(Source code of charts)

------------------------------------------------------------

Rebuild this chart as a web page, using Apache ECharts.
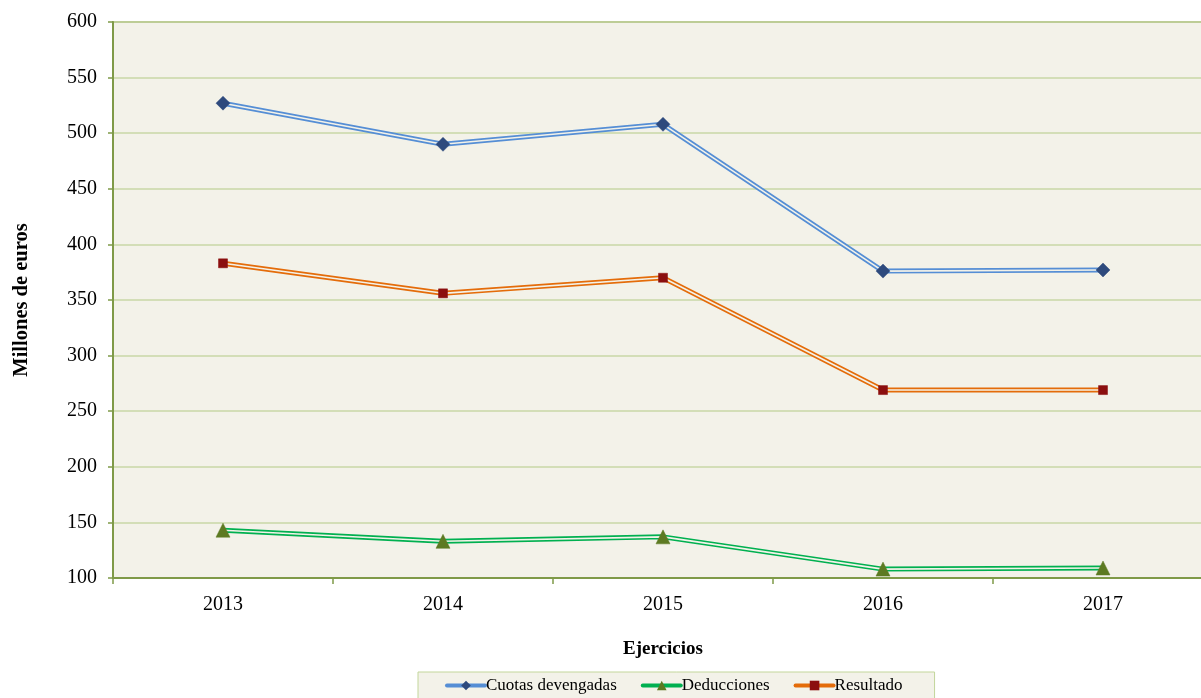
<!DOCTYPE html>
<html>
<head>
<meta charset="utf-8">
<script src="https://cdn.jsdelivr.net/npm/echarts@6/dist/echarts.min.js"></script>
<style>
  html, body { margin: 0; padding: 0; background: #fff; }
  #chart { width: 1201px; height: 698px; }
</style>
</head>
<body>
<div id="chart"></div>
<script>
const years = ['2013', '2014', '2015', '2016', '2017']
const cuotas = [527, 490, 508, 376, 377]
const deducciones = [143, 133, 137, 108, 109]
const resultado = [383, 356, 370, 269, 269]

const serif = '"Liberation Serif", "DejaVu Serif", serif'
const bg = '#f3f2e9'

const chart = echarts.init(document.getElementById('chart'))

// compound (double) line: wide coloured stroke + narrow background stroke on top
const outer = (name, data, color, symbol, size, mColor) => ({
  name,
  type: 'line',
  data,
  z: 2,
  symbol,
  symbolSize: size,
  showSymbol: false,
  lineStyle: { color, width: 5 },
  itemStyle: { color: mColor },
  emphasis: { disabled: true }
})
const inner = (name, data, symbol, size, mColor) => ({
  name: name + '_in',
  type: 'line',
  data,
  z: 3,
  symbol,
  symbolSize: size,
  lineStyle: { color: bg, width: 1.6 },
  itemStyle: { color: mColor, borderColor: mColor, borderWidth: 0.5 },
  emphasis: { disabled: true }
})

chart.setOption({
  backgroundColor: '#fff',
  animation: false,
  grid: {
    left: 113, top: 22, right: -12, bottom: 120,
    outerBoundsMode: 'none', containLabel: false,
    show: true, backgroundColor: bg, borderColor: '#9bb068', borderWidth: 2
  },
  legend: {
    data: ['Cuotas devengadas', 'Deducciones', 'Resultado'],
    left: 418,
    top: 672,
    padding: [5, 32, 6, 27],
    itemGap: 24,
    itemWidth: 38,
    itemHeight: 12,
    lineStyle: { width: 4, cap: 'round' },
    backgroundColor: bg,
    borderColor: '#c3d69b',
    borderWidth: 1,
    textStyle: { fontFamily: serif, fontSize: 17, color: '#000', padding: [0, 0, 0, -4] }
  },
  xAxis: {
    type: 'category',
    data: years,
    boundaryGap: true,
    name: 'Ejercicios',
    nameLocation: 'middle',
    nameGap: 62,
    nameTextStyle: { fontFamily: serif, fontSize: 19, fontWeight: 'bold', color: '#000' },
    axisLine: { lineStyle: { color: '#7f9a48', width: 2 } },
    axisTick: { show: true, length: 6, lineStyle: { color: '#7f9a48', width: 1.5 } },
    axisLabel: { fontFamily: serif, fontSize: 20, color: '#000', margin: 17 },
    splitLine: { show: false }
  },
  yAxis: {
    type: 'value',
    min: 100,
    max: 600,
    interval: 50,
    name: 'Millones de euros',
    nameLocation: 'middle',
    nameGap: 81,
    nameTextStyle: { fontFamily: serif, fontSize: 20.5, fontWeight: 'bold', color: '#000' },
    axisLine: { show: true, lineStyle: { color: '#7f9a48', width: 2 } },
    axisTick: { show: true, length: 5, lineStyle: { color: '#7f9a48', width: 1.5 } },
    axisLabel: { fontFamily: serif, fontSize: 20, color: '#000', margin: 16 },
    splitLine: { show: true, lineStyle: { color: '#c8d7a6', width: 1.5 } }
  },
  series: [
    outer('Cuotas devengadas', cuotas, '#558ed5', 'diamond', 14, '#2e4a7d'),
    outer('Deducciones', deducciones, '#00b050', 'triangle', 14, '#5d7a22'),
    outer('Resultado', resultado, '#e46c0a', 'rect', 9, '#8b0f0f'),
    inner('Cuotas devengadas', cuotas, 'diamond', 14, '#2e4a7d'),
    inner('Deducciones', deducciones, 'triangle', 14, '#5d7a22'),
    inner('Resultado', resultado, 'rect', 9, '#8b0f0f')
  ]
})
</script>
</body>
</html>
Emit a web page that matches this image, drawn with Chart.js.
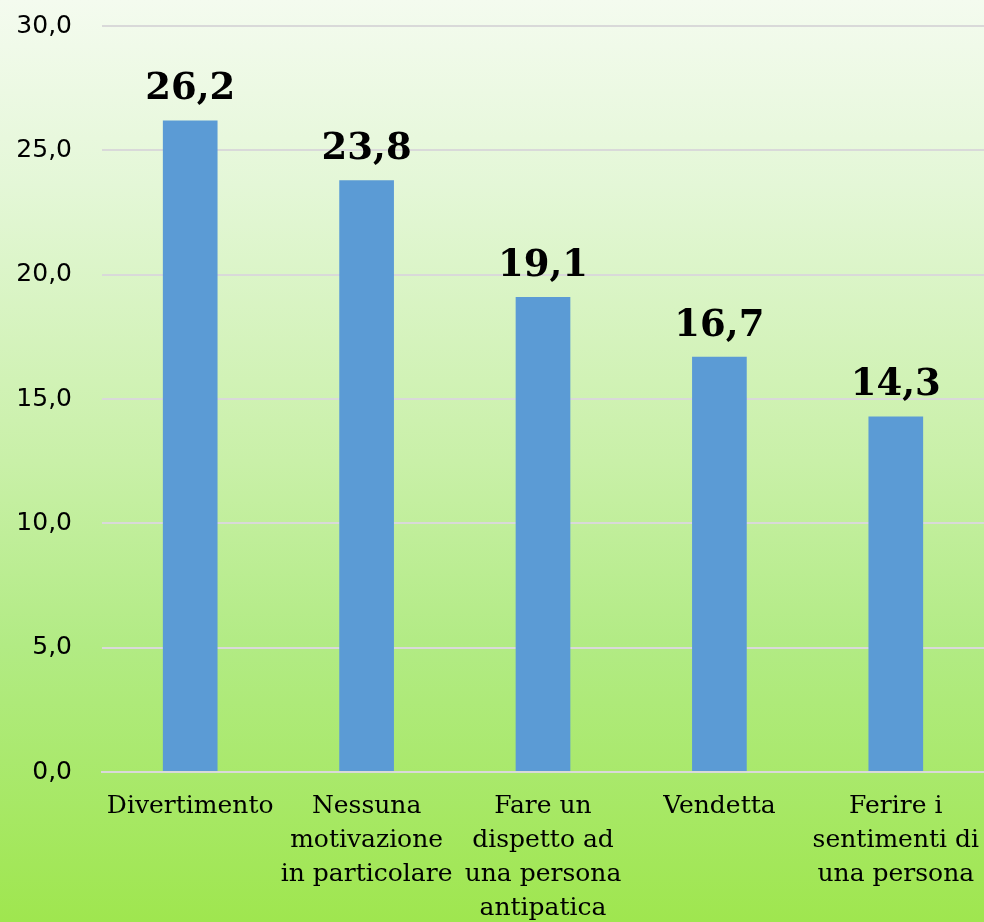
<!DOCTYPE html>
<html>
<head>
<meta charset="utf-8">
<script src="https://cdn.jsdelivr.net/npm/chart.js@4"></script>
<style>
  html, body { margin: 0; padding: 0; }
  body { width: 984px; height: 922px; background: linear-gradient(to bottom, #f4fbef 0%, #e4f7d7 20%, #c9f0a8 50%, #b2eb84 70%, #9fe64f 100%); }
  #wrap { width: 984px; height: 922px; position: relative; }
</style>
</head>
<body>
<div id="wrap"><canvas id="c"></canvas></div>
<script>
const categories = [
  ["Divertimento"],
  ["Nessuna", "motivazione", "in particolare"],
  ["Fare un", "dispetto ad", "una persona", "antipatica"],
  ["Vendetta"],
  ["Ferire i", "sentimenti di", "una persona"]
];
const values = [26.2, 23.8, 19.1, 16.7, 14.3];
const yMin = 0, yMax = 30, yStep = 5;

const fmt = v => v.toFixed(1).replace('.', ',');

const valueLabels = {
  id: 'valueLabels',
  afterDatasetsDraw(chart) {
    const ctx = chart.ctx;
    const meta = chart.getDatasetMeta(0);
    ctx.save();
    ctx.font = 'bold 37px "DejaVu Serif"';
    ctx.fillStyle = '#000';
    ctx.textAlign = 'center';
    ctx.textBaseline = 'alphabetic';
    meta.data.forEach((el, i) => {
      ctx.fillText(fmt(values[i]), el.x, el.y - 21);
    });
    ctx.restore();
  }
};

new Chart(document.getElementById('c'), {
  type: 'bar',
  data: {
    labels: categories,
    datasets: [{
      data: values,
      backgroundColor: '#5b9bd5',
      borderWidth: 0,
      categoryPercentage: 0.62,
      barPercentage: 0.5
    }]
  },
  options: {
    responsive: true,
    maintainAspectRatio: false,
    animation: false,
    layout: { padding: { top: 26, right: 0, bottom: 0, left: 0 } },
    plugins: { legend: { display: false }, tooltip: { enabled: false } },
    scales: {
      y: {
        min: yMin, max: yMax,
        ticks: {
          stepSize: yStep,
          padding: 30,
          color: '#000',
          font: { family: '"DejaVu Sans"', size: 25 },
          callback: v => fmt(v)
        },
        grid: { color: '#d9d9d9', lineWidth: 2, drawTicks: false },
        border: { display: false },
        afterFit: s => { s.width = 102; s.paddingTop = 0; s.paddingBottom = 0; }
      },
      x: {
        ticks: {
          padding: 17,
          color: '#000',
          maxRotation: 0,
          autoSkip: false,
          font: { family: '"DejaVu Serif"', size: 25, lineHeight: 1.36 }
        },
        grid: { display: false, drawTicks: false },
        border: { display: true, color: '#d9d9d9', width: 2 },
        afterFit: s => { s.height = 150; s.paddingLeft = 0; s.paddingRight = 0; }
      }
    }
  },
  plugins: [valueLabels]
});
</script>
</body>
</html>
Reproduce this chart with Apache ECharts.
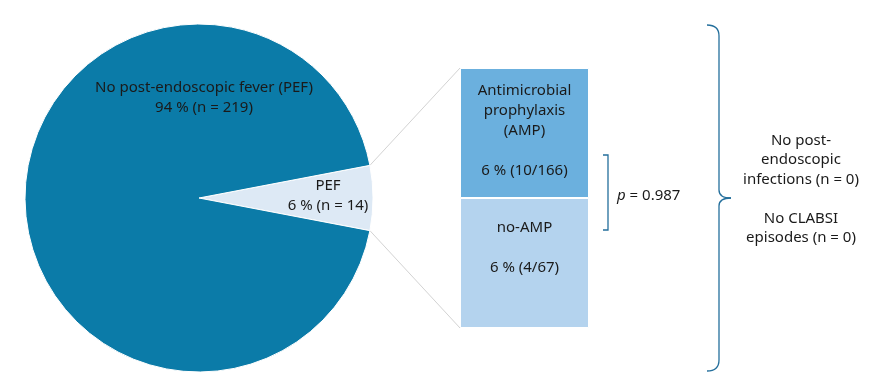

------------------------------------------------------------

Every line is to be duplicated exactly, though pictures stay out.

Rebuild this chart as a web page, using Apache ECharts.
<!DOCTYPE html>
<html>
<head>
<meta charset="utf-8">
<script src="https://cdn.jsdelivr.net/npm/echarts@6/dist/echarts.min.js"></script>
<style>
  html, body { margin: 0; padding: 0; background: #fff; }
  #chart { width: 1201px; height: 698px; }
</style>
</head>
<body>
<div id="chart"></div>
<script>
const years = ['2013', '2014', '2015', '2016', '2017']
const cuotas = [527, 490, 508, 376, 377]
const deducciones = [143, 133, 137, 108, 109]
const resultado = [383, 356, 370, 269, 269]

const serif = '"Liberation Serif", "DejaVu Serif", serif'
const bg = '#f3f2e9'

const chart = echarts.init(document.getElementById('chart'))

// compound (double) line: wide coloured stroke + narrow background stroke on top
const outer = (name, data, color, symbol, size, mColor) => ({
  name,
  type: 'line',
  data,
  z: 2,
  symbol,
  symbolSize: size,
  showSymbol: false,
  lineStyle: { color, width: 5 },
  itemStyle: { color: mColor },
  emphasis: { disabled: true }
})
const inner = (name, data, symbol, size, mColor) => ({
  name: name + '_in',
  type: 'line',
  data,
  z: 3,
  symbol,
  symbolSize: size,
  lineStyle: { color: bg, width: 1.6 },
  itemStyle: { color: mColor, borderColor: mColor, borderWidth: 0.5 },
  emphasis: { disabled: true }
})

chart.setOption({
  backgroundColor: '#fff',
  animation: false,
  grid: {
    left: 113, top: 22, right: -12, bottom: 120,
    outerBoundsMode: 'none', containLabel: false,
    show: true, backgroundColor: bg, borderColor: '#9bb068', borderWidth: 2
  },
  legend: {
    data: ['Cuotas devengadas', 'Deducciones', 'Resultado'],
    left: 418,
    top: 672,
    padding: [5, 32, 6, 27],
    itemGap: 24,
    itemWidth: 38,
    itemHeight: 12,
    lineStyle: { width: 4, cap: 'round' },
    backgroundColor: bg,
    borderColor: '#c3d69b',
    borderWidth: 1,
    textStyle: { fontFamily: serif, fontSize: 17, color: '#000', padding: [0, 0, 0, -4] }
  },
  xAxis: {
    type: 'category',
    data: years,
    boundaryGap: true,
    name: 'Ejercicios',
    nameLocation: 'middle',
    nameGap: 62,
    nameTextStyle: { fontFamily: serif, fontSize: 19, fontWeight: 'bold', color: '#000' },
    axisLine: { lineStyle: { color: '#7f9a48', width: 2 } },
    axisTick: { show: true, length: 6, lineStyle: { color: '#7f9a48', width: 1.5 } },
    axisLabel: { fontFamily: serif, fontSize: 20, color: '#000', margin: 17 },
    splitLine: { show: false }
  },
  yAxis: {
    type: 'value',
    min: 100,
    max: 600,
    interval: 50,
    name: 'Millones de euros',
    nameLocation: 'middle',
    nameGap: 81,
    nameTextStyle: { fontFamily: serif, fontSize: 20.5, fontWeight: 'bold', color: '#000' },
    axisLine: { show: true, lineStyle: { color: '#7f9a48', width: 2 } },
    axisTick: { show: true, length: 5, lineStyle: { color: '#7f9a48', width: 1.5 } },
    axisLabel: { fontFamily: serif, fontSize: 20, color: '#000', margin: 16 },
    splitLine: { show: true, lineStyle: { color: '#c8d7a6', width: 1.5 } }
  },
  series: [
    outer('Cuotas devengadas', cuotas, '#558ed5', 'diamond', 14, '#2e4a7d'),
    outer('Deducciones', deducciones, '#00b050', 'triangle', 14, '#5d7a22'),
    outer('Resultado', resultado, '#e46c0a', 'rect', 9, '#8b0f0f'),
    inner('Cuotas devengadas', cuotas, 'diamond', 14, '#2e4a7d'),
    inner('Deducciones', deducciones, 'triangle', 14, '#5d7a22'),
    inner('Resultado', resultado, 'rect', 9, '#8b0f0f')
  ]
})
</script>
</body>
</html>
Emit a web page that matches this image, drawn with Chart.js.
<!DOCTYPE html>
<html>
<head>
<meta charset="utf-8">
<script src="https://cdn.jsdelivr.net/npm/chart.js@4"></script>
<style>
  html, body { margin: 0; padding: 0; }
  body { width: 984px; height: 922px; background: linear-gradient(to bottom, #f4fbef 0%, #e4f7d7 20%, #c9f0a8 50%, #b2eb84 70%, #9fe64f 100%); }
  #wrap { width: 984px; height: 922px; position: relative; }
</style>
</head>
<body>
<div id="wrap"><canvas id="c"></canvas></div>
<script>
const categories = [
  ["Divertimento"],
  ["Nessuna", "motivazione", "in particolare"],
  ["Fare un", "dispetto ad", "una persona", "antipatica"],
  ["Vendetta"],
  ["Ferire i", "sentimenti di", "una persona"]
];
const values = [26.2, 23.8, 19.1, 16.7, 14.3];
const yMin = 0, yMax = 30, yStep = 5;

const fmt = v => v.toFixed(1).replace('.', ',');

const valueLabels = {
  id: 'valueLabels',
  afterDatasetsDraw(chart) {
    const ctx = chart.ctx;
    const meta = chart.getDatasetMeta(0);
    ctx.save();
    ctx.font = 'bold 37px "DejaVu Serif"';
    ctx.fillStyle = '#000';
    ctx.textAlign = 'center';
    ctx.textBaseline = 'alphabetic';
    meta.data.forEach((el, i) => {
      ctx.fillText(fmt(values[i]), el.x, el.y - 21);
    });
    ctx.restore();
  }
};

new Chart(document.getElementById('c'), {
  type: 'bar',
  data: {
    labels: categories,
    datasets: [{
      data: values,
      backgroundColor: '#5b9bd5',
      borderWidth: 0,
      categoryPercentage: 0.62,
      barPercentage: 0.5
    }]
  },
  options: {
    responsive: true,
    maintainAspectRatio: false,
    animation: false,
    layout: { padding: { top: 26, right: 0, bottom: 0, left: 0 } },
    plugins: { legend: { display: false }, tooltip: { enabled: false } },
    scales: {
      y: {
        min: yMin, max: yMax,
        ticks: {
          stepSize: yStep,
          padding: 30,
          color: '#000',
          font: { family: '"DejaVu Sans"', size: 25 },
          callback: v => fmt(v)
        },
        grid: { color: '#d9d9d9', lineWidth: 2, drawTicks: false },
        border: { display: false },
        afterFit: s => { s.width = 102; s.paddingTop = 0; s.paddingBottom = 0; }
      },
      x: {
        ticks: {
          padding: 17,
          color: '#000',
          maxRotation: 0,
          autoSkip: false,
          font: { family: '"DejaVu Serif"', size: 25, lineHeight: 1.36 }
        },
        grid: { display: false, drawTicks: false },
        border: { display: true, color: '#d9d9d9', width: 2 },
        afterFit: s => { s.height = 150; s.paddingLeft = 0; s.paddingRight = 0; }
      }
    }
  },
  plugins: [valueLabels]
});
</script>
</body>
</html>
Reproduce this chart with Apache ECharts.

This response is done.